## Task objective
Copy the data below exactly, omitting any picture it contains.
━━ Material ━━
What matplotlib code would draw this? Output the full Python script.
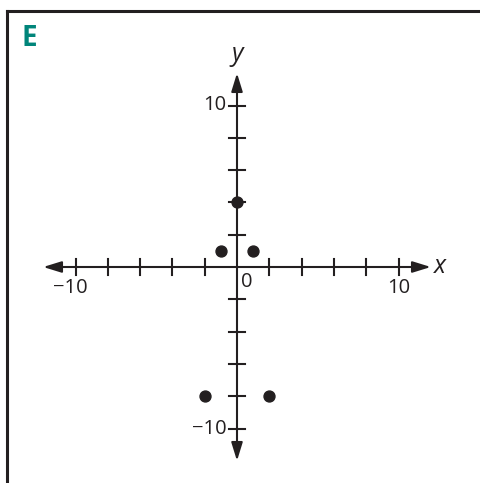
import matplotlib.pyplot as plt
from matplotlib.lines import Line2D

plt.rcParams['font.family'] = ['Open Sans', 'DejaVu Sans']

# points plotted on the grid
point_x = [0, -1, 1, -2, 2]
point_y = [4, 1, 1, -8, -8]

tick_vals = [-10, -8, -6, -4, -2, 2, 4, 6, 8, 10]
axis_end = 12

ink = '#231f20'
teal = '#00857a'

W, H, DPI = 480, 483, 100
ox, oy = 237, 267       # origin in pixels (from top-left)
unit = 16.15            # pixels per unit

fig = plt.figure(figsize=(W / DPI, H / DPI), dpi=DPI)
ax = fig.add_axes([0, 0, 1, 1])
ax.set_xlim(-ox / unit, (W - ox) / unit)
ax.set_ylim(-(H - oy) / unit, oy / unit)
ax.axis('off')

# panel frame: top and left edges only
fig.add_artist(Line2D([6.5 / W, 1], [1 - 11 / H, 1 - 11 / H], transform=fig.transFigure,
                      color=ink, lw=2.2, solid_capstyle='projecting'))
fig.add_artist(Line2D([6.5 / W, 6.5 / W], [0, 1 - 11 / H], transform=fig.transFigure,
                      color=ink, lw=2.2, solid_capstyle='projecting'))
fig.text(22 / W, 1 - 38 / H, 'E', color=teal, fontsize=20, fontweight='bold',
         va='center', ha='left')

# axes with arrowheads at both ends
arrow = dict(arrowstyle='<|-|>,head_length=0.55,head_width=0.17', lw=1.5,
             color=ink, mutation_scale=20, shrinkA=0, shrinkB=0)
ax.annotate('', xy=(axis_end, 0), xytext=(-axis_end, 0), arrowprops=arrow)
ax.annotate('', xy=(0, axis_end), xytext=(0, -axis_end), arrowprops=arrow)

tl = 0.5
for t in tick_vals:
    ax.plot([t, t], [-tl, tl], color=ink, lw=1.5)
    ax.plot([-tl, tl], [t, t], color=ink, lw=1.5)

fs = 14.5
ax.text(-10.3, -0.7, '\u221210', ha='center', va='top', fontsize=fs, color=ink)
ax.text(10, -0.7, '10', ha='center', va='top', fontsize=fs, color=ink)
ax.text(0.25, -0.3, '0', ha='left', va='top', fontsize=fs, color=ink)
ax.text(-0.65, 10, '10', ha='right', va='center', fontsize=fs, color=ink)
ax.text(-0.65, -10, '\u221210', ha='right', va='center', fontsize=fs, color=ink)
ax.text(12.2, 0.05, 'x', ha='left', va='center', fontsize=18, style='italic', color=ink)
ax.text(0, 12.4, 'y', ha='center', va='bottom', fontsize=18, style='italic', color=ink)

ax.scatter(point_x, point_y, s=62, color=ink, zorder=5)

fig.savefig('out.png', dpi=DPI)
━━━
## Output
What matplotlib code would draw this? Output the full Python script.
import matplotlib.pyplot as plt
from matplotlib.lines import Line2D

plt.rcParams['font.family'] = ['Open Sans', 'DejaVu Sans']

# points plotted on the grid
point_x = [0, -1, 1, -2, 2]
point_y = [4, 1, 1, -8, -8]

tick_vals = [-10, -8, -6, -4, -2, 2, 4, 6, 8, 10]
axis_end = 12

ink = '#231f20'
teal = '#00857a'

W, H, DPI = 480, 483, 100
ox, oy = 237, 267       # origin in pixels (from top-left)
unit = 16.15            # pixels per unit

fig = plt.figure(figsize=(W / DPI, H / DPI), dpi=DPI)
ax = fig.add_axes([0, 0, 1, 1])
ax.set_xlim(-ox / unit, (W - ox) / unit)
ax.set_ylim(-(H - oy) / unit, oy / unit)
ax.axis('off')

# panel frame: top and left edges only
fig.add_artist(Line2D([6.5 / W, 1], [1 - 11 / H, 1 - 11 / H], transform=fig.transFigure,
                      color=ink, lw=2.2, solid_capstyle='projecting'))
fig.add_artist(Line2D([6.5 / W, 6.5 / W], [0, 1 - 11 / H], transform=fig.transFigure,
                      color=ink, lw=2.2, solid_capstyle='projecting'))
fig.text(22 / W, 1 - 38 / H, 'E', color=teal, fontsize=20, fontweight='bold',
         va='center', ha='left')

# axes with arrowheads at both ends
arrow = dict(arrowstyle='<|-|>,head_length=0.55,head_width=0.17', lw=1.5,
             color=ink, mutation_scale=20, shrinkA=0, shrinkB=0)
ax.annotate('', xy=(axis_end, 0), xytext=(-axis_end, 0), arrowprops=arrow)
ax.annotate('', xy=(0, axis_end), xytext=(0, -axis_end), arrowprops=arrow)

tl = 0.5
for t in tick_vals:
    ax.plot([t, t], [-tl, tl], color=ink, lw=1.5)
    ax.plot([-tl, tl], [t, t], color=ink, lw=1.5)

fs = 14.5
ax.text(-10.3, -0.7, '\u221210', ha='center', va='top', fontsize=fs, color=ink)
ax.text(10, -0.7, '10', ha='center', va='top', fontsize=fs, color=ink)
ax.text(0.25, -0.3, '0', ha='left', va='top', fontsize=fs, color=ink)
ax.text(-0.65, 10, '10', ha='right', va='center', fontsize=fs, color=ink)
ax.text(-0.65, -10, '\u221210', ha='right', va='center', fontsize=fs, color=ink)
ax.text(12.2, 0.05, 'x', ha='left', va='center', fontsize=18, style='italic', color=ink)
ax.text(0, 12.4, 'y', ha='center', va='bottom', fontsize=18, style='italic', color=ink)

ax.scatter(point_x, point_y, s=62, color=ink, zorder=5)

fig.savefig('out.png', dpi=DPI)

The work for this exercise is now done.